Like Our Parents

Like Our
Parents

Students and their parents have rock as their first musical choice.
Leonardo da Vinci and Picasso are two names that unite parents and kids in the arts and
Albert Einstein is the scientist they admire the most, followed by Sigmund Freud.
By Francesco Neves

Brazilian parents and their teenager children are much more alike than you would
assume. They wear the same clothes, cut their hair the same way, have the same fundamental
beliefs, use the same slang and even enjoy the same music. Caetano Veloso in his fifties
is the teen music idol he was for their parents. Some other musicians like Rita Lee and
Gilberto Gil also draw the youth as they did 30 years ago. Director Alfred Hitchcock is
another common favorite.

To believe new polls conducted among others by MTV, the conflict of generations has
ended in Brazil and the gap between kids and their progenitors has disappeared. A study
conducted by MTV Brazil with 2,425 youngsters revealed that children are staying longer
with their parents, in many cases leaving only when they marry. A mere 18 percent of these
youths say they are eager to leave the parental roof.
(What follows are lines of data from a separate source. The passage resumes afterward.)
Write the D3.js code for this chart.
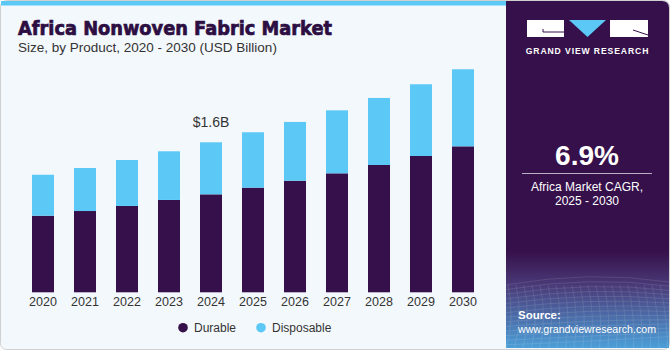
<!DOCTYPE html>
<html>

<head>
  <meta charset="utf-8">
  <title>Africa Nonwoven Fabric Market</title>
  <style>
    body { margin: 0; background: #ffffff; }
    svg { display: block; }
  </style>
</head>

<body>
  <svg width="670" height="350"></svg>
  <script src="https://d3js.org/d3.v7.min.js"></script>
  <script>
    // data (USD Billion)
    var years = ["2020", "2021", "2022", "2023", "2024", "2025", "2026", "2027", "2028", "2029", "2030"];
    var durable = [0.817, 0.867, 0.921, 0.985, 1.045, 1.116, 1.190, 1.269, 1.358, 1.454, 1.557];
    var disposable = [0.437, 0.459, 0.490, 0.519, 0.555, 0.591, 0.627, 0.672, 0.715, 0.765, 0.822];
    var seriesNames = ["Durable", "Disposable"];
    var seriesColors = ["#36104a", "#5bc8f5"];
    var labelYear = "2024";
    var labelText = "$1.6B";

    var svg = d3.select("svg");
    var defs = svg.append("defs");

    // frame
    svg.append("rect")
      .attr("x", 0.5).attr("y", 0.5)
      .attr("width", 669).attr("height", 349)
      .attr("rx", 6)
      .attr("fill", "#f3f8fc")
      .attr("stroke", "#d0d0d0");

    svg.append("rect")
      .attr("x", 1).attr("y", 1)
      .attr("width", 506).attr("height", 4.5)
      .attr("fill", "#5bc8f5");

    // right panel
    var grad = defs.append("linearGradient")
      .attr("id", "panelGrad")
      .attr("x1", 0).attr("y1", 0).attr("x2", 0).attr("y2", 1);
    grad.append("stop").attr("offset", "0%").attr("stop-color", "#36104a");
    grad.append("stop").attr("offset", "72%").attr("stop-color", "#36104a");
    grad.append("stop").attr("offset", "82%").attr("stop-color", "#4a3a78");
    grad.append("stop").attr("offset", "100%").attr("stop-color", "#4c9fd8");

    svg.append("path")
      .attr("d", "M506,1 H662 Q669,1 669,8 V348 H506 Z")
      .attr("fill", "url(#panelGrad)");

    // faint mesh in the bottom of the panel
    var mesh = svg.append("g").attr("opacity", 0.18).attr("stroke", "#ffffff").attr("stroke-width", 0.6).attr("fill", "none");
    d3.range(0, 14).forEach(function (i) {
      mesh.append("path").attr("d", "M506," + (285 + i * 4.6) + " Q590," + (270 + i * 5.5) + " 669," + (282 + i * 4.2));
    });
    d3.range(0, 20).forEach(function (i) {
      mesh.append("path").attr("d", "M" + (508 + i * 8) + ",285 Q" + (515 + i * 8) + ",315 " + (506 + i * 8.5) + ",348");
    });

    // logo
    var logo = svg.append("g");
    logo.append("rect").attr("x", 527).attr("y", 20).attr("width", 37).attr("height", 17).attr("fill", "#ffffff");
    logo.append("path").attr("d", "M569,20 H606 L587.5,37 Z").attr("fill", "#5bc8f5");
    logo.append("rect").attr("x", 610).attr("y", 20).attr("width", 38).attr("height", 17).attr("fill", "#ffffff");
    logo.append("path").attr("d", "M543,29 V32 H564").attr("stroke", "#36104a").attr("stroke-width", 1).attr("fill", "none");
    logo.append("path").attr("d", "M633,30 L648,35").attr("stroke", "#36104a").attr("stroke-width", 1).attr("fill", "none");
    logo.append("text")
      .attr("x", 587.5).attr("y", 54)
      .attr("text-anchor", "middle")
      .attr("font-family", "Liberation Sans, Arial, sans-serif")
      .attr("font-weight", "bold")
      .attr("font-size", 8.6)
      .attr("letter-spacing", 0.9)
      .attr("fill", "#ffffff")
      .text("GRAND VIEW RESEARCH");

    // CAGR block
    svg.append("text")
      .attr("x", 587).attr("y", 165)
      .attr("text-anchor", "middle")
      .attr("font-family", "Liberation Sans, Arial, sans-serif")
      .attr("font-weight", "bold")
      .attr("font-size", 28)
      .attr("fill", "#ffffff")
      .text("6.9%");
    svg.append("line")
      .attr("x1", 522).attr("x2", 652).attr("y1", 173.5).attr("y2", 173.5)
      .attr("stroke", "#b9aec4").attr("stroke-width", 1);
    svg.append("text")
      .attr("x", 587).attr("y", 191)
      .attr("text-anchor", "middle")
      .attr("font-family", "Liberation Sans, Arial, sans-serif")
      .attr("font-size", 12)
      .attr("fill", "#ffffff")
      .text("Africa Market CAGR,");
    svg.append("text")
      .attr("x", 587).attr("y", 205)
      .attr("text-anchor", "middle")
      .attr("font-family", "Liberation Sans, Arial, sans-serif")
      .attr("font-size", 12)
      .attr("fill", "#ffffff")
      .text("2025 - 2030");

    // source
    svg.append("text")
      .attr("x", 518).attr("y", 319)
      .attr("font-family", "Liberation Sans, Arial, sans-serif")
      .attr("font-weight", "bold")
      .attr("font-size", 11.5)
      .attr("fill", "#ffffff")
      .text("Source:");
    svg.append("text")
      .attr("x", 518).attr("y", 333)
      .attr("font-family", "Liberation Sans, Arial, sans-serif")
      .attr("font-size", 11)
      .attr("textLength", 138)
      .attr("lengthAdjust", "spacingAndGlyphs")
      .attr("fill", "#ffffff")
      .text("www.grandviewresearch.com");

    // titles
    svg.append("text")
      .attr("x", 18).attr("y", 35)
      .attr("font-family", "DejaVu Sans, sans-serif")
      .attr("font-weight", "bold")
      .attr("font-size", 19)
      .attr("textLength", 314)
      .attr("lengthAdjust", "spacingAndGlyphs")
      .attr("fill", "#2d0e42")
      .attr("stroke", "#2d0e42")
      .attr("stroke-width", 0.7)
      .text("Africa Nonwoven Fabric Market");
    svg.append("text")
      .attr("x", 18).attr("y", 52)
      .attr("font-family", "Liberation Sans, Arial, sans-serif")
      .attr("font-size", 13.5)
      .attr("fill", "#333333")
      .text("Size, by Product, 2020 - 2030 (USD Billion)");

    // chart
    var xScale = d3.scaleBand().domain(years).range([22, 484]).paddingInner(0.476).paddingOuter(0.238);
    var yScale = d3.scaleLinear().domain([0, 2.5]).range([292.3, 292.3 - 2.5 * 93.75]);

    var table = years.map(function (y, i) {
      return { year: y, Durable: durable[i], Disposable: disposable[i] };
    });
    var stacked = d3.stack().keys(seriesNames)(table);

    svg.append("g")
      .selectAll("g")
      .data(stacked)
      .join("g")
      .attr("fill", function (d, i) { return seriesColors[i]; })
      .selectAll("rect")
      .data(function (d) { return d; })
      .join("rect")
      .attr("x", function (d) { return xScale(d.data.year); })
      .attr("width", xScale.bandwidth())
      .attr("y", function (d) { return yScale(d[1]); })
      .attr("height", function (d) { return yScale(d[0]) - yScale(d[1]); });

    var xAxis = svg.append("g")
      .attr("transform", "translate(0,292.3)")
      .call(d3.axisBottom(xScale).tickSize(0).tickPadding(5));
    xAxis.select(".domain").remove();
    xAxis.selectAll("text")
      .attr("font-family", "Liberation Sans, Arial, sans-serif")
      .attr("font-size", 12.5)
      .attr("fill", "#333333");

    var li = years.indexOf(labelYear);
    svg.append("text")
      .attr("x", xScale(labelYear) + xScale.bandwidth() / 2)
      .attr("y", yScale(durable[li] + disposable[li]) - 15)
      .attr("text-anchor", "middle")
      .attr("font-family", "Liberation Sans, Arial, sans-serif")
      .attr("font-size", 14)
      .attr("fill", "#333333")
      .text(labelText);

    // legend
    var legendX = [183, 261];
    var legend = svg.append("g")
      .selectAll("g")
      .data(seriesNames)
      .join("g")
      .attr("transform", function (d, i) { return "translate(" + legendX[i] + ",327.7)"; });
    legend.append("circle").attr("r", 4.8).attr("fill", function (d, i) { return seriesColors[i]; });
    legend.append("text")
      .attr("x", 11).attr("y", 4.3)
      .attr("font-family", "Liberation Sans, Arial, sans-serif")
      .attr("font-size", 12)
      .attr("fill", "#333333")
      .text(function (d) { return d; });
  </script>

</body>

</html>
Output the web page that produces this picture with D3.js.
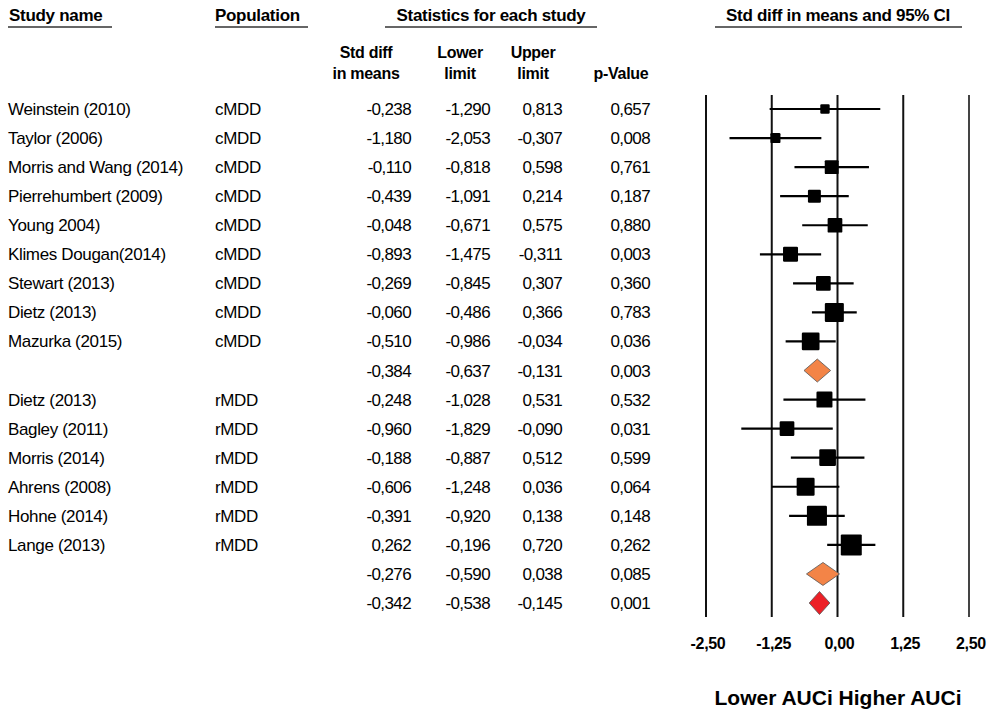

They have plenty of reasons to stay and no generational conflict is strong enough to
dim the appeal of free housing, food and washed clothes. Besides, a large percentage of
these boys and girls are allowed or even encouraged by parents to use their rooms to bring
their sweethearts to spend the night and enjoy sex as they please. How is their
relationship with their parents? Excellent and good, answered 90 percent of the wealthier
kids.

Violence is the number one worry for these youngsters. The paternal house works as a
shelter. Sixty four percent of them believe that walking in the streets is an open
invitation to be assaulted and 74 percent don’t trust the police and are even afraid of
them. The today’s youth wants distance from politics and are more conservative than their
parents in areas like drugs, religion and marriage. A mere 15 percent are in favor of
legalizing marijuana, while 69 percent believe in God and 70 percent want to get married.

Another study, this one by Rio’s Centro Educacional da Lagoa, among 15 to 19 year-old
students and their parents, revealed that both generations have rock as their first
musical choice, that Machado de Assis’s Dom Casmurro and Antoine de Saint
Exupéry’s The Little Prince are among their favorite books, and that Leonardo da
Vinci and Picasso are two names that unite parents and kids in the arts. Albert Einstein
is the scientist they admire the most, followed by Sigmund Freud. In politics Kennedy is
the common choice, even though nobody got more votes among the younger crowd than "no
politician".

Among the differences between kids and parents is the fact that children are working
much less than their father and mother did. While 34.2 percent of the parents worked when
they were their kids’ age, only 5.9 of the students are working today.